My contributions are in three distinct areas: increasing the scale of game simulation through software
infrastructure, improving performance of common analytic tasks by bringing them closer to the data,
and reducing sampling requirements for statistically confident analysis through sequential sampling
algorithms. With the advent of EGTAOnline, an experiment management system for distributed game
simulation that I developed, EGTA practitioners no longer limit their studies to what can be conducted
on a single computer. Over one billion payoff observations have been added to EGTAOnline's database
to date, corresponding to hundreds of distinct experiments. To reduce the cost of analyzing this data,
I explored conducting analysis in the database. I found that translating data to an in-memory object
representation was a dominant cost for game-theoretic analysis software. By avoiding that cost,
conducting analysis in the database improves performance. A further way to improve scalability is to
ensure we only gather as much data as is necessary to support analysis.
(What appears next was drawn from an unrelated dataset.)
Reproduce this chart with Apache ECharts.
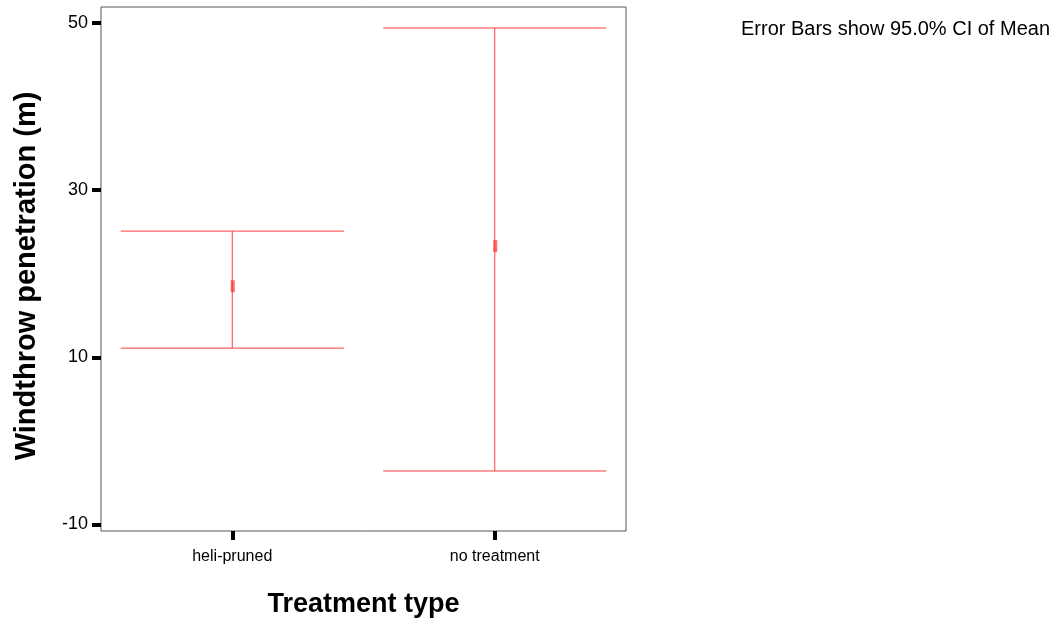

I developed algorithms that
interweave sampling and evaluations of statistical confidence, improving on existing ad hoc sampling
methods by providing a measure of statistical confidence for analysis and reducing the number of
observations taken. In addition to these software and methodological contributions, I present two
applications: a strategic analysis of selecting a wireless access point for your traffic, and an investigation
of mapping an analytical pricing model to a large simulated stock market.